For each of the following plots the drawing order of the lines is top to bottom as they appear in the key. If lines do not appear they likely are prefectly masked by some of the more recent pulls, which is good.
Differences in datasets are more apparent in the biomass and abundance totals during the Bigelow survey years.
NOTE: The Below code chunk details the functions used to isolate a given species and pull its information for display. Subsequent tabs will detail the differences among the different survdat pulls.

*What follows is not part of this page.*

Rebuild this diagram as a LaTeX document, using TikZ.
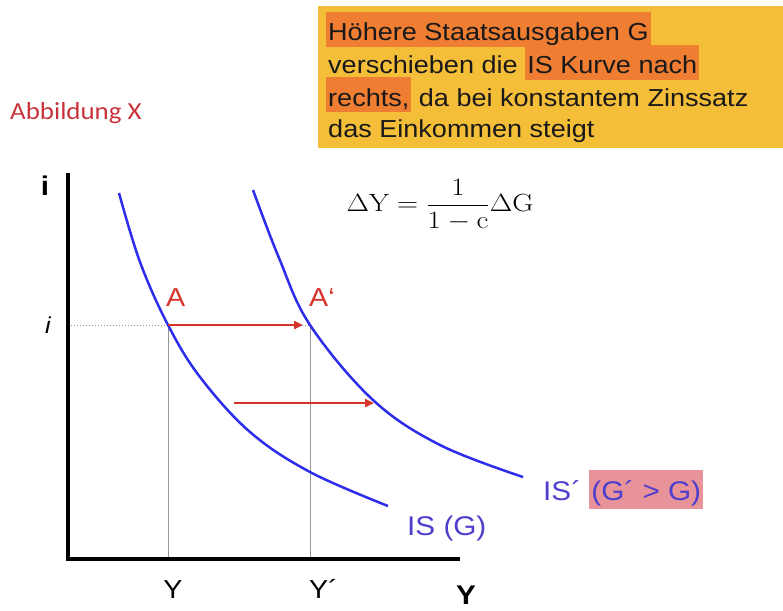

# Function to pull single species data
species_select <- function(species_choice){
# Use list of sources to pull select species from each
source_list <- trawldat_list
# Use map to not repeat so much code
select_species <- map_dfr(source_list, function(surv_source){
surv_source %>%
select(survdat_source, id, est_year, season, comname, length,
numlen, abundance, biom_adj) %>%
filter(comname == species_choice)})
return(select_species)
}
#### Plotting Numlen Totals and Station counts ####
plot_stations <- function(combined_data, species_choice){
# Total numlen fish summary
species_numlens <- combined_data %>%
group_by(survdat_source, est_year, season) %>%
summarise(n_stations = n_distinct(id),
sum_numlen = sum(numlen, na.rm = T),
.groups = "keep") %>% ungroup() %>%
mutate(season = fct_rev(season))
# Plot for station presence
station_plot <- ggplot(species_numlens,
aes(est_year, n_stations, color = survdat_source)) +
geom_line() +
geom_jitter(aes(group = survdat_source, color = survdat_source, shape = survdat_source),
size = 1.5, width = 0.25) +
facet_wrap(~season) +
scale_color_gmri() +
labs(x = "",
y = "Total Stations of Species Presence",
color = "", shape = "",
subtitle = paste0(species_choice, " only")) +
theme(legend.position = "none")
# Plot for numlen
numlen_plot <- ggplot(species_numlens,
aes(est_year, sum_numlen, color = survdat_source)) +
geom_line() +
geom_jitter(aes(group = survdat_source, color = survdat_source,
shape = survdat_source),
size = 1.5, width = 0.25) +
facet_wrap(~season) +
scale_color_gmri() +
labs(x = "", y = "Total Abundance using survdat$numlen",
color = "", shape = "") +
theme(legend.position = "bottom")
plot_out <- station_plot / numlen_plot
return(plot_out)
}
#### Plotting Biomass and Abundances ####
plot_biomass <- function(combined_data, species_choice){
# Abundance and Biomass Summary
species_abund_bio <- combined_data %>%
distinct(survdat_source, est_year, season, id, abundance, biom_adj) %>%
group_by(survdat_source, est_year, season) %>%
summarise(n_stations = n_distinct(id),
abundance = sum(abundance, na.rm = T),
biomass = sum(biom_adj, na.rm = T),
.groups = "keep") %>%
ungroup() %>%
mutate(season = fct_rev(season))
# Plot for abundance
abund_plot <- ggplot(species_abund_bio,
aes(est_year, abundance, color = survdat_source)) +
geom_line() +
geom_jitter(aes(group = survdat_source, color = survdat_source, shape = survdat_source),
size = 1.5, width = 0.15) +
facet_wrap(~season) +
scale_color_gmri() +
labs(x = "", y = "Total survdat$abundance",
subtitle = paste0(species_choice, " only")) +
theme(legend.position = "none")
# plot for biomass
bio_plot <- ggplot(species_abund_bio, aes(est_year, biomass, color = survdat_source)) +
geom_line() +
geom_jitter(aes(group = survdat_source, color = survdat_source,
shape = survdat_source), size = 1.5,
width = 0.15) +
facet_wrap(~season) +
scale_color_gmri() +
labs(x = "", y = "Total survdat$biomass",
color = "", shape = "") +
theme(legend.position = "bottom")
plot_out <- abund_plot / bio_plot
return(plot_out)
}
NOTE: The following plots have had their points jittered to expose situations of overlap.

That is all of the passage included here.